Esta é a última frase do filme, a câmera fica no rosto de Woody/Isaac, que pensa desconfiado e depois abre um sorriso discreto. Não tem remédio, mas ele vai ter que esperar. Errou em deixá-la e agora tem que pagar o preço. E provavelmente ela voltará diferente e perderão essa chance. Acho isso, porque eu, como Allen não tenho muita fé nas pessoas.
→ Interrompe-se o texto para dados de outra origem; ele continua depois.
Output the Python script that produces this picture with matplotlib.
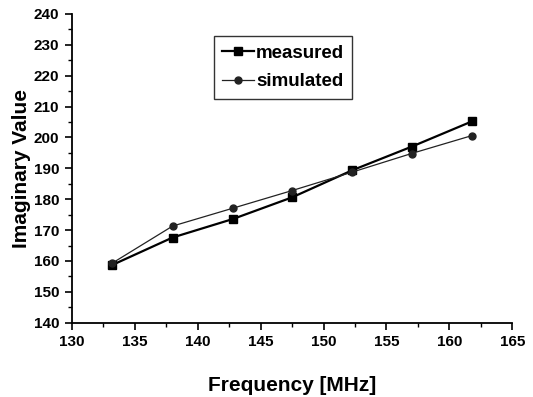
import matplotlib.pyplot as plt
from matplotlib.ticker import MultipleLocator

# Daten
freq = [133.2, 138.0, 142.8, 147.5, 152.3, 157.0, 161.8]
measured = [158.7, 167.6, 173.6, 180.6, 189.4, 197.0, 205.2]
simulated = [159.3, 171.3, 177.1, 182.8, 188.8, 194.8, 200.6]

font = ["Liberation Sans", "DejaVu Sans"]

fig = plt.figure(figsize=(5.33, 3.97), dpi=100)
ax = fig.add_axes([0.135, 0.187, 0.826, 0.778])

ax.plot(freq, measured, color="black", lw=1.6, marker="s", ms=5.5,
        label="measured")
ax.plot(freq, simulated, color="#222222", lw=0.9, marker="o", ms=5,
        label="simulated")

ax.set_xlim(130, 165)
ax.set_ylim(140, 240)
ax.xaxis.set_major_locator(MultipleLocator(5))
ax.xaxis.set_minor_locator(MultipleLocator(2.5))
ax.yaxis.set_major_locator(MultipleLocator(10))
ax.yaxis.set_minor_locator(MultipleLocator(5))

ax.spines["top"].set_visible(False)
ax.spines["right"].set_visible(False)
ax.spines["left"].set_linewidth(1.3)
ax.spines["bottom"].set_linewidth(1.3)
ax.tick_params(which="major", direction="out", length=5, width=1.2, pad=4)
ax.tick_params(which="minor", direction="out", length=3, width=1.0)

for lab in ax.get_xticklabels() + ax.get_yticklabels():
    lab.set_family(font)
    lab.set_fontweight("bold")
    lab.set_fontsize(11)

ax.set_xlabel("Frequency [MHz]", family=font, fontweight="bold",
              fontsize=15, labelpad=19)
ax.set_ylabel("Imaginary Value", family=font, fontweight="bold",
              fontsize=15, labelpad=2)

leg = ax.legend(loc="upper left", bbox_to_anchor=(0.322, 0.927),
                prop={"family": font, "weight": "bold", "size": 13.5},
                frameon=True, fancybox=False, edgecolor="black",
                handlelength=1.7, borderpad=0.45, labelspacing=0.6,
                handletextpad=0.1, borderaxespad=0)
leg.get_frame().set_linewidth(1.0)

plt.savefig("out.png", dpi=100)
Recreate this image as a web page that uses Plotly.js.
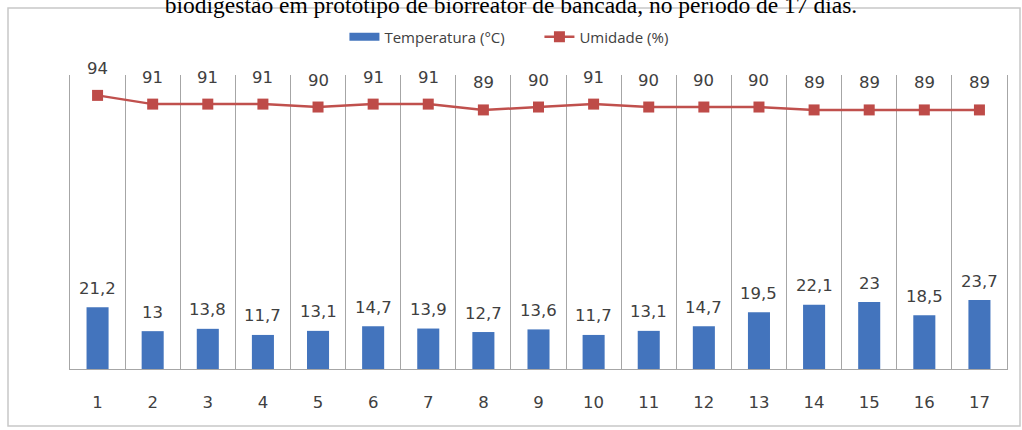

Manhattan é possivelmente a obra-prima do autor, antes dele enveredar bobamente por dramas e imitar seus ídolos Bergman e Fellini. Mas fez tantos filmes e teve tantas fases que qualquer avaliação precisa de mais tempo. Ao menos é uma obra prima de comédia romântica, com imagens memoráveis (como a do pôster e que foi encenada especialmente para o filme, não se consegue reproduzir em foto de turista), sacadas inesquecíveis (a lista que ele faz das coisas que dão razão para a gente viver originalmente incluía Pelé) e um final perfeito ao mesmo tempo cínico e encantador.

PS- Duas curiosidades: os filmes citados em Manhattan de uma forma ou outra: Terra (1930), Luzes da Cidade (1931), A Grande Ilusão (1937), E o Vento Levou (1939), Casablanca (42, ele repete a frase "Nós sempre teremos Paris"), La Ronde de Ophuls (50), Chushingura (62), O Silêncio, de Bergman (63), 2001, de Kubrick (68).

Outra: numa sequência ele briga com Mary que considera superestimados alguns ídolos de Isaac /Allen. A Saber: Gustav Mahler, Lenny Bruce, Carl Jung, Isaac Deninsen, F. Scott Fitzgerald, Van Gogh, Heinrich Boll,Walt Whitman e a Ingmar Bergman, a que chama de “o único gênio do cinema”.